Dans plusieurs villes de la République Démocratique du Congo, une réalité inquiétante frappe de plein fouet la jeunesse : le chômage, le manque de perspectives et l’absence de soutien poussent de nombreux jeunes à se réfugier dans des activités de distraction ou à vivre dans une attente passive. Ce constat, basé sur une enquête de terrain, révèle une génération en détresse, souvent inconsciente de sa propre perte de repères…
Après avoir obtenu leur diplôme d’État, un graduat ou une licence, beaucoup de jeunes ne trouvent pas d’emploi, ni d’opportunité concrète pour se lancer dans la vie. Ils errent dans une sorte d’impasse, entre espoirs lointains, dépendance familiale ou affective, et activités numériques non rentables.

À la question simple « Tu fais quoi dans la vie ? », voici quelques réponses poignantes que nous avons recueillies :
Grâce Bula, diplômée d’un graduat en sciences politiques, explique :
« Mon frère est aux USA et ma sœur est à Dubaï, j’attends qu’ils m’amènent aussi. »
Une réponse qui montre une jeunesse tournée vers l’étranger comme seule porte de sortie, souvent sans projet concret sur place.
David Mosengwo, licencié en communication, déclare quant à lui :
« Je suis admin des groupes WhatsApp et Facebook. »
Derrière cette phrase se cache une réalité numérique : beaucoup de jeunes passent leurs journées sur les réseaux sociaux, sans que cela ne génère de revenus ou ne construise un avenir stable.

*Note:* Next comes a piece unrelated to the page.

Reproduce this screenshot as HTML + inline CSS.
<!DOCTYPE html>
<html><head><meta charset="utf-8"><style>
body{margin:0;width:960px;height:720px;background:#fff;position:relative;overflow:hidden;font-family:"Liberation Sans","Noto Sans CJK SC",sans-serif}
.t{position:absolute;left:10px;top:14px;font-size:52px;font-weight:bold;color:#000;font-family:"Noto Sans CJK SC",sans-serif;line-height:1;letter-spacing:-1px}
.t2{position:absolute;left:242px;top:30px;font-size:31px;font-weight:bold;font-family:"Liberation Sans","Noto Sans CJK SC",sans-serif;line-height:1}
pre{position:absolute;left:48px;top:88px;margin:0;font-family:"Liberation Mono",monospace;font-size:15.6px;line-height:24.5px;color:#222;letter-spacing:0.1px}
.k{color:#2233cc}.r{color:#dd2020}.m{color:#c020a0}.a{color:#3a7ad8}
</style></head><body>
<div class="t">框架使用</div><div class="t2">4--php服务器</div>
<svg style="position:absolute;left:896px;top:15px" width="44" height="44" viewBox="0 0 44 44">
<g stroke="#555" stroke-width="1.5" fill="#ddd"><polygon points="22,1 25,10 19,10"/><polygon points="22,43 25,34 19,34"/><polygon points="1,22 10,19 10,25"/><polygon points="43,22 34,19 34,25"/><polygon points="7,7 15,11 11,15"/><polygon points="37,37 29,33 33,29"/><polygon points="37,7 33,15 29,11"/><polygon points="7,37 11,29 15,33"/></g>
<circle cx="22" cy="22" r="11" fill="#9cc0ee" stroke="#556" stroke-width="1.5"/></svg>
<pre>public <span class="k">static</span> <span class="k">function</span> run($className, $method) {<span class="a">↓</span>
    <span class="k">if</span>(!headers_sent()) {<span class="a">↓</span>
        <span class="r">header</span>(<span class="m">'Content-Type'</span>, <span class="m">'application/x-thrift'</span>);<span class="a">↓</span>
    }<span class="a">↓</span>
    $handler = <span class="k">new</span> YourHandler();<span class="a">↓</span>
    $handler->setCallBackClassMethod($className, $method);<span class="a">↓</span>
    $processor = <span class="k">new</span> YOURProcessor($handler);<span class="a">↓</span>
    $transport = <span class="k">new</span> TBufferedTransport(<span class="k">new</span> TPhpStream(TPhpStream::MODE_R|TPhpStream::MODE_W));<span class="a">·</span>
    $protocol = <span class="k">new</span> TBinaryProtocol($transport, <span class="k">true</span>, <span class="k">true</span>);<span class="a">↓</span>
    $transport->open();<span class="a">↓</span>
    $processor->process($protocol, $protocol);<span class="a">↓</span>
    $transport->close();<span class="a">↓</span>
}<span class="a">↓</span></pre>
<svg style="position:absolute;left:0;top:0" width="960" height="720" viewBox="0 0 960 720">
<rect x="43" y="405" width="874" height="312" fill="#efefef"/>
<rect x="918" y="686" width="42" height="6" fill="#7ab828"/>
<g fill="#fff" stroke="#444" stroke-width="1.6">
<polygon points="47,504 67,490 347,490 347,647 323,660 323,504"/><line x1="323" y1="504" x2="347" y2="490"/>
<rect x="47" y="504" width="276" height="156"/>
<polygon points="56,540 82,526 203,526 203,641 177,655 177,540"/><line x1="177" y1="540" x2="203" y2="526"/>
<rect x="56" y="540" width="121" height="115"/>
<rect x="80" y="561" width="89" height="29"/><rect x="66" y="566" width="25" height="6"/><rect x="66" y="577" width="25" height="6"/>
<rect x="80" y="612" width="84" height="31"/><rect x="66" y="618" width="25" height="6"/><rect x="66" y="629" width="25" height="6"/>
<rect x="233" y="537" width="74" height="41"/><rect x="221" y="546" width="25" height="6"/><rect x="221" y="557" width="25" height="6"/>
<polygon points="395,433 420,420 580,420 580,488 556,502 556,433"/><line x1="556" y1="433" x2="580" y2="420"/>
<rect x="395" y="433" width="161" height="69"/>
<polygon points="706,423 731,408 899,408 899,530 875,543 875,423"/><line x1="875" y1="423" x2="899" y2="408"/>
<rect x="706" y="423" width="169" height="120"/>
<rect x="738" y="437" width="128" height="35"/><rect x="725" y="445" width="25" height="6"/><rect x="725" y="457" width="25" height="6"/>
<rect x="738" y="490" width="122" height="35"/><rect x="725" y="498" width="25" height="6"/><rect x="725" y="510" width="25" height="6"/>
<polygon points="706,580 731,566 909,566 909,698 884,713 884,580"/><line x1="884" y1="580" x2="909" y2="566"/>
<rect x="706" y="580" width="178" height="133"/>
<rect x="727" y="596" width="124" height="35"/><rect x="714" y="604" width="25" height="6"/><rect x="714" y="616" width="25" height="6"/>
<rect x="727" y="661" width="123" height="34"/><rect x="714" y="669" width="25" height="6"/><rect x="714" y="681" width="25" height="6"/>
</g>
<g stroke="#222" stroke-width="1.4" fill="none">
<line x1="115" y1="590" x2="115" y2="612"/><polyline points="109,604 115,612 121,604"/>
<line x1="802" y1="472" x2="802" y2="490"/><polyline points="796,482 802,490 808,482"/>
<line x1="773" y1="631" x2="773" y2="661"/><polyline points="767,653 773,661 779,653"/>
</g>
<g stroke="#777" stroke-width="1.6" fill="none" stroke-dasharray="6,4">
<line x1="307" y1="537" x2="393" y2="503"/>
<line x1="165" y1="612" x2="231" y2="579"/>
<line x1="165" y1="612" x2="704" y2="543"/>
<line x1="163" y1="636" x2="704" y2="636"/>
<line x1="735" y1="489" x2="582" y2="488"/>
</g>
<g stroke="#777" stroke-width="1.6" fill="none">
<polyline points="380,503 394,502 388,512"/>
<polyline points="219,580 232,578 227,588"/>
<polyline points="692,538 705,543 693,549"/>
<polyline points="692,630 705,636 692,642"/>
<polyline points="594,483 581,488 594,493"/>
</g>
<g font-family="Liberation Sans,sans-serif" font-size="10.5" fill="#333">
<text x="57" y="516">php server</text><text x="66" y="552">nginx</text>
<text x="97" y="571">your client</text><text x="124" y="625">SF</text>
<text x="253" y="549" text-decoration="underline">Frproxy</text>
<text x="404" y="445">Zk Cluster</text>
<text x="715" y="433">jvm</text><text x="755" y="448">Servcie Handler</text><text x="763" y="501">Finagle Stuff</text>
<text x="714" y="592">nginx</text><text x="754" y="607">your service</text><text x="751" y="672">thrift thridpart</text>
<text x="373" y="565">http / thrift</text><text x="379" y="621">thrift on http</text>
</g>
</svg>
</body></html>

Shabani Faustin, titulaire d’un diplôme d’État en pédagogie générale, semble miser sur l’héritage familial :
« Je patiente jusqu’à l’héritage des biens de mon père. »Amédée Zeituni, licencié en Droit, est encore plus désabusé :
« Je passe mes journées à accompagner mes potes, et l’un ou l’autre entre eux m’achète les forfaits internet jour après jour, ou la bière. »Angelina Zilfa, diplômée d’un graduat en sciences infirmières, nous dit :
« Je suis tiktokeuse. Je passe les journées à faire des vidéos sur TikTok. »
Bien que certains trouvent dans les réseaux une forme d’expression, très peu arrivent à en tirer un véritable revenu.
Gabriella Sifa, titulaire d’un diplôme d’État en techniques sociales, raconte :
« Je pars chez mon mec pour lui préparer à manger jour après jour, en attendant qu’il m’épouse. »Enfin, Sarah Kakole, licenciée en sciences économiques, essaie de rendre service à une amie :
« Je publie les articles d’une copine à moi sur mes réseaux sociaux. Si je trouve un client, je lui fais signe. »

Ces témoignages montrent une jeunesse à la dérive, en attente d’un déclic, souvent résignée, parfois livrée à elle-même. Le plus grave, c’est que cette situation devient normale pour beaucoup.
Cette crise silencieuse doit interpeller l’État, les autorités publiques et morales, mais aussi les parents. Le désespoir de ces jeunes n’est pas seulement personnel ; il est aussi collectif et national.
Le gouvernement congolais, avec ses partenaires, doit mettre en place des politiques claires de soutien à l’entrepreneuriat des jeunes, favoriser la création d’emplois décents, et renforcer l’orientation professionnelle dès l’école. Il faut également investir dans des centres d’accompagnement pour aider les jeunes à développer des projets, accéder aux financements, ou même être formés dans des métiers d’avenir.
Les jeunes, quant à eux, doivent prendre conscience de leur potentiel et refuser de rester passifs. Ce n’est pas toujours facile, mais même de petites initiatives peuvent ouvrir des portes. Rêver de partir à l’étranger ne doit pas devenir une excuse pour ne rien faire ici.
La jeunesse congolaise est pleine de talents, d’idées et d’énergie. Mais sans emploi, sans projet, et sans soutien, elle risque de se perdre dans des illusions ou des distractions éphémères. Il est temps de tirer la sonnette d’alarme. L’avenir du pays en dépend.